→ **SHORT EXERCISE**
Each line from the line with "What Apache ECharts" to the line with "2.5, lineJoin: 'miter'", inclusive, is to be repeated exactly; no other line and no picture belongs in the copy.

------------------------------

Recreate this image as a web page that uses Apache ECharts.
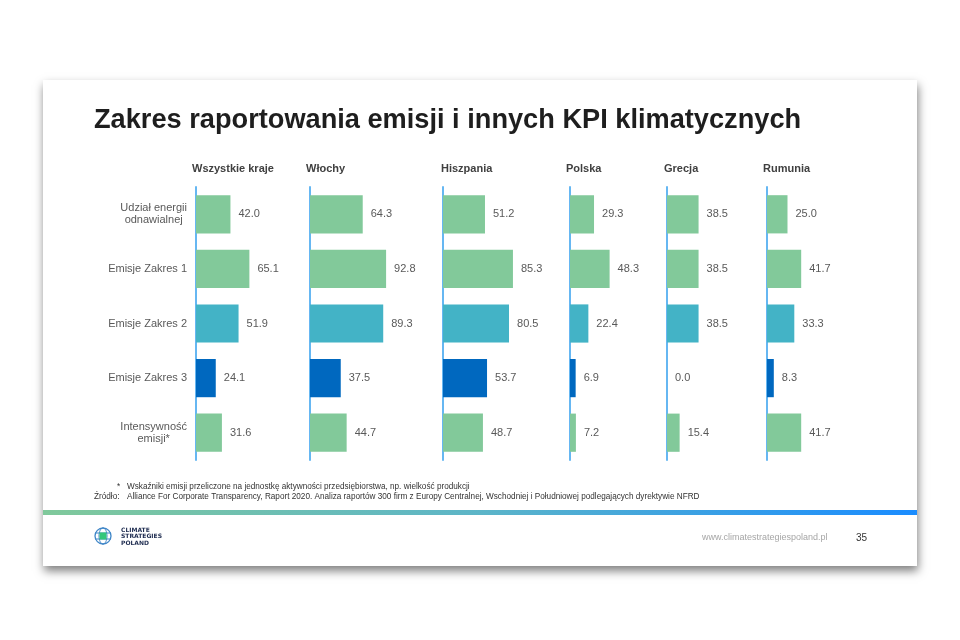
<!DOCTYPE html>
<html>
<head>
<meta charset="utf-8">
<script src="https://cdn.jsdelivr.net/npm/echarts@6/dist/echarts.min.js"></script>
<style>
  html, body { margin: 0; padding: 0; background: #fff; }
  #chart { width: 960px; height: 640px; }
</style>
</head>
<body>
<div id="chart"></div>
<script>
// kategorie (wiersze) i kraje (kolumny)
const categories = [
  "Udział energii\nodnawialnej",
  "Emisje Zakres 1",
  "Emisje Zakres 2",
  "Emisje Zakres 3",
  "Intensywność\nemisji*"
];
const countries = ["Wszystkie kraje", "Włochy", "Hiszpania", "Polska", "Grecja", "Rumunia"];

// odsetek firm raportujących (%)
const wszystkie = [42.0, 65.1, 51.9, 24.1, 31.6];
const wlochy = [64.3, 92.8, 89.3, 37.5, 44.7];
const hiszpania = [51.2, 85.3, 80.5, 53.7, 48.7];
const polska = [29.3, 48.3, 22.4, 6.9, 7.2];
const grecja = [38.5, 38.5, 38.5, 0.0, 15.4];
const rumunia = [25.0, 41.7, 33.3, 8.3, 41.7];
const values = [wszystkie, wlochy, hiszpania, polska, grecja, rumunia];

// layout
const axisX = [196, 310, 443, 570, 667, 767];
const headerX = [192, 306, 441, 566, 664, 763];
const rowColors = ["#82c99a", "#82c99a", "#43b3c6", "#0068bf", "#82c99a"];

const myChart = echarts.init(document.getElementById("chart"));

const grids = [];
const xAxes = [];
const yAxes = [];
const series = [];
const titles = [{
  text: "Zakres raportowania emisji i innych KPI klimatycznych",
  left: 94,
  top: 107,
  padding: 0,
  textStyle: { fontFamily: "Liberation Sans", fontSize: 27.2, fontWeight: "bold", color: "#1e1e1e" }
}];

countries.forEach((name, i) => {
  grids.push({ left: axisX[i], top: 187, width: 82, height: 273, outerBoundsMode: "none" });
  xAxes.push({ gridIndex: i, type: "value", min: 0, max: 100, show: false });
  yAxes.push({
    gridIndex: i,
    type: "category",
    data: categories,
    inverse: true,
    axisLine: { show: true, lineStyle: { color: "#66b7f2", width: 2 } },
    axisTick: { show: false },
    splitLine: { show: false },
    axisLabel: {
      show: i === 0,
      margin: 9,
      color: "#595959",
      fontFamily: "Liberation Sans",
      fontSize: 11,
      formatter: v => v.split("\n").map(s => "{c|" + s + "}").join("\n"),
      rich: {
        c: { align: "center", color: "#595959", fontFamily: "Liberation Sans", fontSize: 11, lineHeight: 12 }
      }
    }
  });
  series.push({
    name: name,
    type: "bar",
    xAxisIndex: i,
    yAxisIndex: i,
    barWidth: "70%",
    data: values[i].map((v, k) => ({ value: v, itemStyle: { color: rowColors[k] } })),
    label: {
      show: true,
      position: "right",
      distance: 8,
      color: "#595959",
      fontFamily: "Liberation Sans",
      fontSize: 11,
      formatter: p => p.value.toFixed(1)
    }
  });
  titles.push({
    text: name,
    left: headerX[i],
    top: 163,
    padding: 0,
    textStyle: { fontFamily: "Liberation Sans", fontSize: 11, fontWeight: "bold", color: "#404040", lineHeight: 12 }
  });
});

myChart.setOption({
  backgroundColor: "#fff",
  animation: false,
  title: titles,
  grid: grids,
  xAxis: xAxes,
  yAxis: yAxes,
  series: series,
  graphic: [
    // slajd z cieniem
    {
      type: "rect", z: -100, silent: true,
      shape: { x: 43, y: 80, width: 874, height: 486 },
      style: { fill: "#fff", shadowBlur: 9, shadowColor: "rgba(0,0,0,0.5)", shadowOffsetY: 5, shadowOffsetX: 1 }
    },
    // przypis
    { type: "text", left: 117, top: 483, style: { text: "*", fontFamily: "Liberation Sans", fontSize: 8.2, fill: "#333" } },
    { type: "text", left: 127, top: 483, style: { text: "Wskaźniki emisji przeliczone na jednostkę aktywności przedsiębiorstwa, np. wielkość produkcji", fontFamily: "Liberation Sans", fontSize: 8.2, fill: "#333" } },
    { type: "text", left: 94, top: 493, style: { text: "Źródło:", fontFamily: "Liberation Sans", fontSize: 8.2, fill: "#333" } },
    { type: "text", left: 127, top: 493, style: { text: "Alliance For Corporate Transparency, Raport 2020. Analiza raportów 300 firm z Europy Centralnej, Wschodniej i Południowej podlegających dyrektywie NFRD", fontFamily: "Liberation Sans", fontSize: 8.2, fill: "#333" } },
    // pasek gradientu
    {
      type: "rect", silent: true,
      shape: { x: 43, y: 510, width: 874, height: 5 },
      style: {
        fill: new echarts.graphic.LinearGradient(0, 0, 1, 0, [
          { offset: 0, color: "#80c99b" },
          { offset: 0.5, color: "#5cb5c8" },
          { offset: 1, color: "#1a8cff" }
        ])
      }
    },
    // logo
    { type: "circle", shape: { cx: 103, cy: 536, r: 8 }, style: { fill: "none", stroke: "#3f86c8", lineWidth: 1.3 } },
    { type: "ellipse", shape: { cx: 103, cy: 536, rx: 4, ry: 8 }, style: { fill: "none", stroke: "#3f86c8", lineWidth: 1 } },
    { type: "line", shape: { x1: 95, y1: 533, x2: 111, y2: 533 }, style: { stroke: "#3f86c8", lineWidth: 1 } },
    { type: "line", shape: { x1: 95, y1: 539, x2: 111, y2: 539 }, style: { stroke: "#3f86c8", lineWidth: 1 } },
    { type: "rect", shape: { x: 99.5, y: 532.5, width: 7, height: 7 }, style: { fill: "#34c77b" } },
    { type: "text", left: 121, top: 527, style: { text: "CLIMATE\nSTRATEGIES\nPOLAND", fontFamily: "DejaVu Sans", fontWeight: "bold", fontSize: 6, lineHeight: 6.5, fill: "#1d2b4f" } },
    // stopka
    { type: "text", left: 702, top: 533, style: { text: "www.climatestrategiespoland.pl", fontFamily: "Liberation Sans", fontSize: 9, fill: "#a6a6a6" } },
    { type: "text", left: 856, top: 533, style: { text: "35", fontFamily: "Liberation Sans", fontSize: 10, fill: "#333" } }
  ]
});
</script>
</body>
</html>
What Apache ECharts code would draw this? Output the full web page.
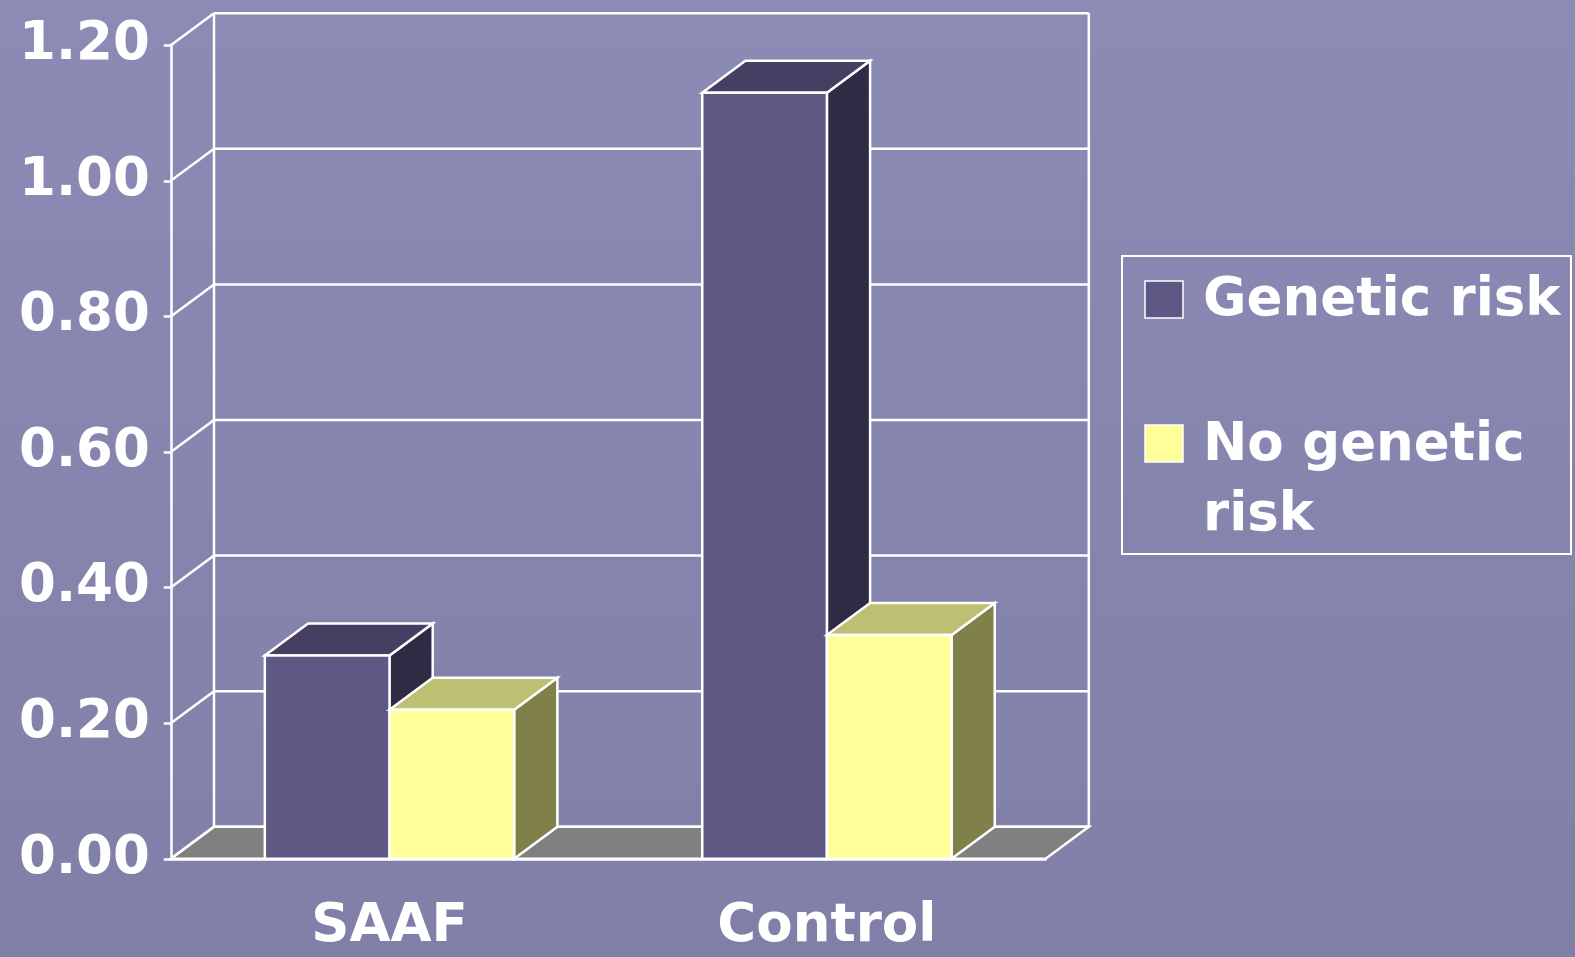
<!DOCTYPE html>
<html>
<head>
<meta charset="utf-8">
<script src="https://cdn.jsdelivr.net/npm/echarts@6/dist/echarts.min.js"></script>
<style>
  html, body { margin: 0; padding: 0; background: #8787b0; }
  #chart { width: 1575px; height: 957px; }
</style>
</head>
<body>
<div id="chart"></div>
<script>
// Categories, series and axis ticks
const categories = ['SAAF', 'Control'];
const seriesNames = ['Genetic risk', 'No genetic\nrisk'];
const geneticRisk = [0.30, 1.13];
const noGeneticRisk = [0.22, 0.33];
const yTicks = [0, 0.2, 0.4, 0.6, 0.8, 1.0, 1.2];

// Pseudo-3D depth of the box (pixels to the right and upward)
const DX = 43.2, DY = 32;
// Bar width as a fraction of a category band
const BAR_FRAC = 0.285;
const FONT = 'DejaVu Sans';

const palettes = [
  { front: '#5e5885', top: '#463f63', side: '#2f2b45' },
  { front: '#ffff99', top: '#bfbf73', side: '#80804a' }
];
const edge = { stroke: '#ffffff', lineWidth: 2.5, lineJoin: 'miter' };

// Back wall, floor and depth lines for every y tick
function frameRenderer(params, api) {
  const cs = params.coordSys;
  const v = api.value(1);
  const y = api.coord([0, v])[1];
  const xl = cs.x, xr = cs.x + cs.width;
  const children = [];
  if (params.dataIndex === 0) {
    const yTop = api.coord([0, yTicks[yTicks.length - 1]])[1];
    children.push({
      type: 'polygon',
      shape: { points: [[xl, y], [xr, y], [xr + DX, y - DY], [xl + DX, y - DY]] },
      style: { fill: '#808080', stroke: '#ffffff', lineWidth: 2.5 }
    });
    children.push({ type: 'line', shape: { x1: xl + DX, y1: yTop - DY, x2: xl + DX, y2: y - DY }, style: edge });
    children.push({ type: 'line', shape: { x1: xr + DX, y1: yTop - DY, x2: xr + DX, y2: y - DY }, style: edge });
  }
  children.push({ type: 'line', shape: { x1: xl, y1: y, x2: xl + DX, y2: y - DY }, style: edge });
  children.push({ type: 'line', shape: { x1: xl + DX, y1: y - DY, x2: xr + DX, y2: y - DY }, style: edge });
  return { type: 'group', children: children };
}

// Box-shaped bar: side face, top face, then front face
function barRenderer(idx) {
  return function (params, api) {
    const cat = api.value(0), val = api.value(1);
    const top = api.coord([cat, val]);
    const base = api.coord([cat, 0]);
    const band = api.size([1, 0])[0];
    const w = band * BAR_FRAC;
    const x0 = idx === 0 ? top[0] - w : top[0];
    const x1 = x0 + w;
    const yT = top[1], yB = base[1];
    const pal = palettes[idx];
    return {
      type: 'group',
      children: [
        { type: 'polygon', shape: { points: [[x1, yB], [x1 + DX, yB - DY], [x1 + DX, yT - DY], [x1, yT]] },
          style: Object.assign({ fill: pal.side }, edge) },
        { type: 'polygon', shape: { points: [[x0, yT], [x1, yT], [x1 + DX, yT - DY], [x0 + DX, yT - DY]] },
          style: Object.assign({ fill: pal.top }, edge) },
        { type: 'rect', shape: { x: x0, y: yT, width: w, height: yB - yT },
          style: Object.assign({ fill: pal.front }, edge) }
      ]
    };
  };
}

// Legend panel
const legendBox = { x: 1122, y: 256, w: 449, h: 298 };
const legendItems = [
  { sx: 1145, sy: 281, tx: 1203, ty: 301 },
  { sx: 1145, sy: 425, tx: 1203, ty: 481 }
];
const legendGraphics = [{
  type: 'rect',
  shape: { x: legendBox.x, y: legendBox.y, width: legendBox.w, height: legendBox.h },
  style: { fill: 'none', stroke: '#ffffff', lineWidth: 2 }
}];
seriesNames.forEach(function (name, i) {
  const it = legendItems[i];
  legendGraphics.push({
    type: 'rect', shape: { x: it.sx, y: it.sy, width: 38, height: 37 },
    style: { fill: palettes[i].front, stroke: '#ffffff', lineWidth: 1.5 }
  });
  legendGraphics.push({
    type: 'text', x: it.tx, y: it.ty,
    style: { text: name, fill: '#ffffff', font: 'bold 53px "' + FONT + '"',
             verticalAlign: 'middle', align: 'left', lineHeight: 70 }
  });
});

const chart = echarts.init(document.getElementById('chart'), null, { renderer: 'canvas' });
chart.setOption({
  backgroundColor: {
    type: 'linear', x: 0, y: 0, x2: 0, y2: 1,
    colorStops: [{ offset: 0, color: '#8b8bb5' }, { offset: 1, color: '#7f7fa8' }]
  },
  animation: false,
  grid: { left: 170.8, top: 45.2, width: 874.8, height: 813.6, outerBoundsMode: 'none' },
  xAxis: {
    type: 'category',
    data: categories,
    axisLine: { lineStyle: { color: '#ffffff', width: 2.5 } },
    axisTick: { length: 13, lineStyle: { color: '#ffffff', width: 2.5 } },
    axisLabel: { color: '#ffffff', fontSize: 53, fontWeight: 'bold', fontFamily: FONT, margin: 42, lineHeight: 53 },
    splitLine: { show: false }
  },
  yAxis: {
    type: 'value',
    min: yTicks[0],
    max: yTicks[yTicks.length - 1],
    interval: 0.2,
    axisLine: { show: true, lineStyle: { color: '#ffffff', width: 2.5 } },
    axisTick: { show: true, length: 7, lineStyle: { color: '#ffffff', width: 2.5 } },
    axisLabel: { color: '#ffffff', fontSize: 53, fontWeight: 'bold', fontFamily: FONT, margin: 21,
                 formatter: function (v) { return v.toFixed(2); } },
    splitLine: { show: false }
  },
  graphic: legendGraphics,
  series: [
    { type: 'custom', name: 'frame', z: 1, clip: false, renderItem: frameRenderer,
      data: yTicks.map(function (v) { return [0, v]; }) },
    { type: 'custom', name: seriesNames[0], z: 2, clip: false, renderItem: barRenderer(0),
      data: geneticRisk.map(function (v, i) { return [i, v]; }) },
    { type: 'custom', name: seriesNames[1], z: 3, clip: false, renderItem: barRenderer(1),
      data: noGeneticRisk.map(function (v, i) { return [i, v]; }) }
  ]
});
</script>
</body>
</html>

------------------------------

→ **CORRECT OUTPUT**
What Apache ECharts code would draw this? Output the full web page.
<!DOCTYPE html>
<html>
<head>
<meta charset="utf-8">
<script src="https://cdn.jsdelivr.net/npm/echarts@6/dist/echarts.min.js"></script>
<style>
  html, body { margin: 0; padding: 0; background: #8787b0; }
  #chart { width: 1575px; height: 957px; }
</style>
</head>
<body>
<div id="chart"></div>
<script>
// Categories, series and axis ticks
const categories = ['SAAF', 'Control'];
const seriesNames = ['Genetic risk', 'No genetic\nrisk'];
const geneticRisk = [0.30, 1.13];
const noGeneticRisk = [0.22, 0.33];
const yTicks = [0, 0.2, 0.4, 0.6, 0.8, 1.0, 1.2];

// Pseudo-3D depth of the box (pixels to the right and upward)
const DX = 43.2, DY = 32;
// Bar width as a fraction of a category band
const BAR_FRAC = 0.285;
const FONT = 'DejaVu Sans';

const palettes = [
  { front: '#5e5885', top: '#463f63', side: '#2f2b45' },
  { front: '#ffff99', top: '#bfbf73', side: '#80804a' }
];
const edge = { stroke: '#ffffff', lineWidth: 2.5, lineJoin: 'miter' };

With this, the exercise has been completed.